Many AMWU members around the country paused from their toil for a minute or more yesterday to quietly remember the lives of workers who have been killed in workplace incidents.
International Workers Memorial Day was marked by silences and ceremonies at workplaces, parks and Trades Halls in every state in honour of the 193 Australians who died needlessly at work last year.
They were among 2.3 million people killed at work worldwide.
Families and workers touched by workplace tragedy spoke movingly on the need for safety, with a plea for continuing vigilance from unions and improved standards from governments and employers.
In Brisbane, about 1800 workers heard from the father of a young electrician who died on a construction site. In Melbourne, a former bricklayer suffering asbestosis told of his trauma in attending the funerals of mates struck down.
Ron Patton, who worked on kilns and boilers in factories, told a Trades Hall ceremony that governments must do more to eliminate asbestos, in buildings and in some imported products.
Mourning for mates: asbestosis sufferer Ron Patten, outside Melbourne’s Trades Hall, holding boots symbolising those lost.
“In the past two years I’ve been to eight funerals of my mates,” he said, struggling for breath.
“We need to stop asbestos from ruining our lives.”
Speaking at Morwell's Centenary Rose Garden in Victoria was former Loy Yang power station worker Allan Buhagiar, who is incredibly lucky to be alive after an industrial door another fitter was repairing collapsed on them in 2006.
“It wasn’t even my job, I just went over to help him. A large six-tonne door came down in an instant,” the AMWU member recalled.
“Noticing the door was wobbling just prior, I lunged out at him but unfortunately didn’t get to him in time. He was fatally wounded and my hand was amputated.”

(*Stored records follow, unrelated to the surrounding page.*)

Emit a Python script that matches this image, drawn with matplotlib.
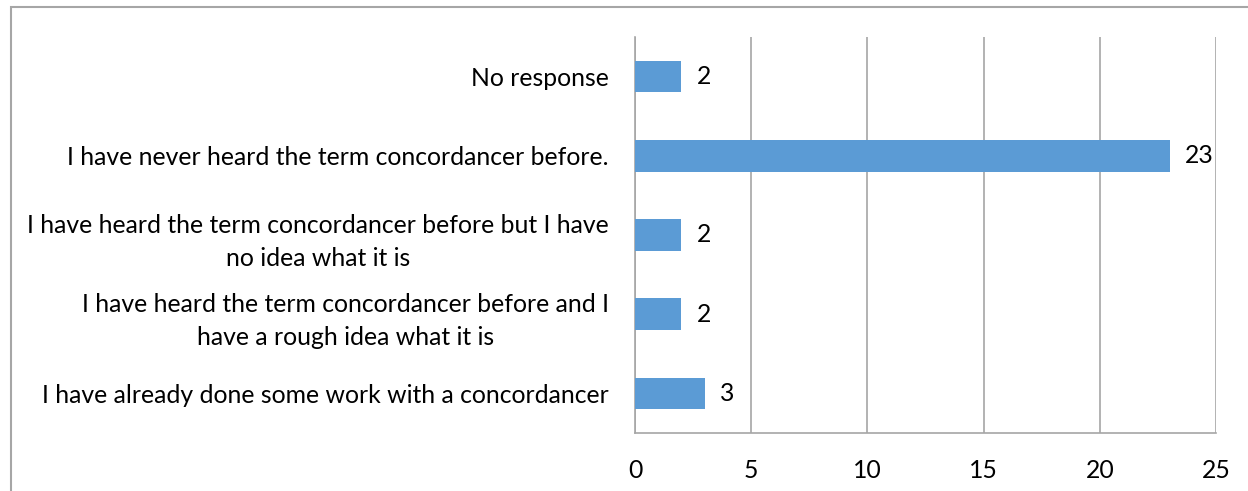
import matplotlib
matplotlib.use("Agg")
import matplotlib.pyplot as plt
from matplotlib.patches import Rectangle

categories = [
    "No response",
    "I have never heard the term concordancer before.",
    "I have heard the term concordancer before but I have\nno idea what it is",
    "I have heard the term concordancer before and I\nhave a rough idea what it is",
    "I have already done some work with a concordancer",
]
values = [2, 23, 2, 2, 3]
xticks = [0, 5, 10, 15, 20, 25]

plt.rcParams['font.family'] = ['Lato', 'DejaVu Sans']
FS = 17.8
W, H = 1248, 491
fig = plt.figure(figsize=(W / 100, H / 100), dpi=100)
ax = fig.add_axes([635 / W, 1 - 433 / H, (1216 - 635) / W, (433 - 37) / H])

# outer frame
fig.patches.append(Rectangle((11 / W, -0.05), 1.1, 1 - 7 / H + 0.05, transform=fig.transFigure,
                             fill=False, edgecolor='#A6A6A6', linewidth=1.5))

n = len(categories)
ypos = list(range(n))[::-1]
ax.barh(ypos, values, height=0.4, color='#5B9BD5', zorder=3)
for y, v in zip(ypos, values):
    ax.text(v + 0.65, y, str(v), va='center', ha='left', fontsize=FS, color='black')

ax.set_xlim(0, 25)
ax.set_ylim(-0.5, n - 0.5)
ax.set_xticks(xticks)
ax.set_xticklabels([str(t) for t in xticks])
ax.set_yticks(ypos)
ax.set_yticklabels(categories, multialignment='center', linespacing=1.5)
ax.tick_params(axis='x', length=0, pad=18.5, labelsize=FS)
ax.tick_params(axis='y', length=0, pad=19, labelsize=FS)
ax.grid(axis='x', color='#A6A6A6', linewidth=1.2, zorder=0)
for s in ['top', 'right']:
    ax.spines[s].set_visible(False)
for s in ['left', 'bottom']:
    ax.spines[s].set_color('#A6A6A6')
    ax.spines[s].set_linewidth(1.2)

fig.savefig('out.png', dpi=100)
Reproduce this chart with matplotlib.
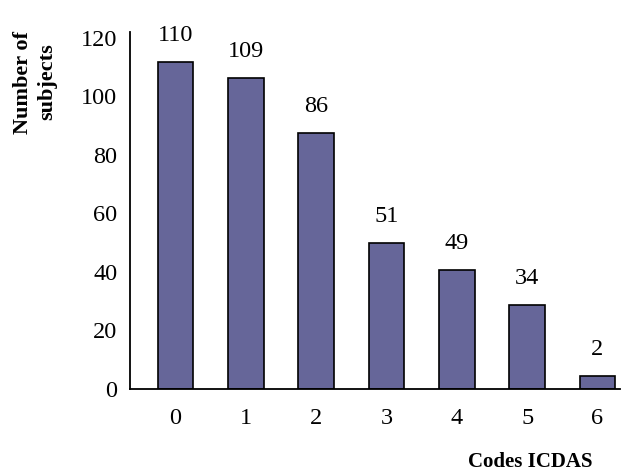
import matplotlib
matplotlib.use("Agg")
import matplotlib.pyplot as plt

# Data
codes = ["0", "1", "2", "3", "4", "5", "6"]
label_values = [110, 109, 86, 51, 49, 34, 2]          # numbers printed above the bars
bar_heights = [111.8, 106.3, 87.5, 49.9, 40.7, 28.7, 4.4]  # heights as drawn in the picture
y_ticks = [0, 20, 40, 60, 80, 100, 120]

plt.rcParams['font.family'] = ['Liberation Serif', 'DejaVu Serif']

fig = plt.figure(figsize=(6.24, 4.75), dpi=100)
ax = fig.add_axes([0.2083, 0.181, 0.7853, 0.7516])

x = list(range(len(codes)))
bars = ax.bar(x, bar_heights, width=0.51, color="#666699", edgecolor="black", linewidth=1.2)

for xi, h, lab in zip(x, bar_heights, label_values):
    ax.annotate(str(lab), xy=(xi, h), xytext=(0, 15), textcoords="offset points",
                ha="center", va="baseline", fontsize=17.5)

ax.set_xlim(-0.647, 6.32)
ax.set_ylim(0, 122)
ax.set_xticks(x)
ax.set_xticklabels(codes, fontsize=17.5)
ax.set_yticks(y_ticks)
ax.set_yticklabels([str(t) for t in y_ticks], fontsize=17.5)
ax.tick_params(axis="both", length=0)
ax.tick_params(axis="x", pad=14)
ax.tick_params(axis="y", pad=9)

for s in ["top", "right"]:
    ax.spines[s].set_visible(False)
for s in ["left", "bottom"]:
    ax.spines[s].set_linewidth(1.3)
    ax.spines[s].set_color("black")

fig.text(530 / 624, 1 - 462 / 475, "Codes ICDAS", ha="center", va="center",
         fontsize=15, fontweight="bold")
fig.text(35 / 624, 1 - 82 / 475, "Number of\nsubjects", ha="center", va="center",
         rotation=90, fontsize=16, fontweight="bold", multialignment="center",
         linespacing=1.3)

fig.savefig("out.png", dpi=100)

Mr Buhagiar called the time he waited for riggers to lift the door off them “the longest half hour of my life.”
Courageous: Victorian AMWU member Allan Buhagiar (left) told his story. He’s with AMWU organiser Steve Dodd, who is also Gippsland TLC Secretary, and admin officer Naomi Rooney.
He was lucky not to also die from his injuries, with his lung collapsing and heart stopping during a 12-hour operation where surgeons re-attached his left hand. It was the first of 15 operations.
His message is that it’s essential for everyone to take responsibility in double checking that jobs are done strictly according to safety procedures – if in any doubt, ask your delegate, OH&S rep or someone in authority with knowledge.
“Always check things, take a good look around so you’re totally satisfied the job is being done safely. Don’t just do it if someone says ‘it’ll be alright’ or ‘don’t worry’,” he said.
Sydney: retired AMWU members Phil Reed (right) and Bruce Campbell (left) laying a wreath at Reflection Park, Darling Harbour as part of the Unions NSW memorial.
Brisbane: part of the 1800-strong crowd at Emma Miller Place.
Mr Buhagiar became one of 500,000 Australians whose lives have been permanently changed by a workplace injury, as he has been unable to permanently return to work.
But he’s glad he’s alive to see his three sons grow into teenagers and he endorses the global motto of unions on Workers Memorial Day: Honour The Dead, Fight Like Hell For The Living.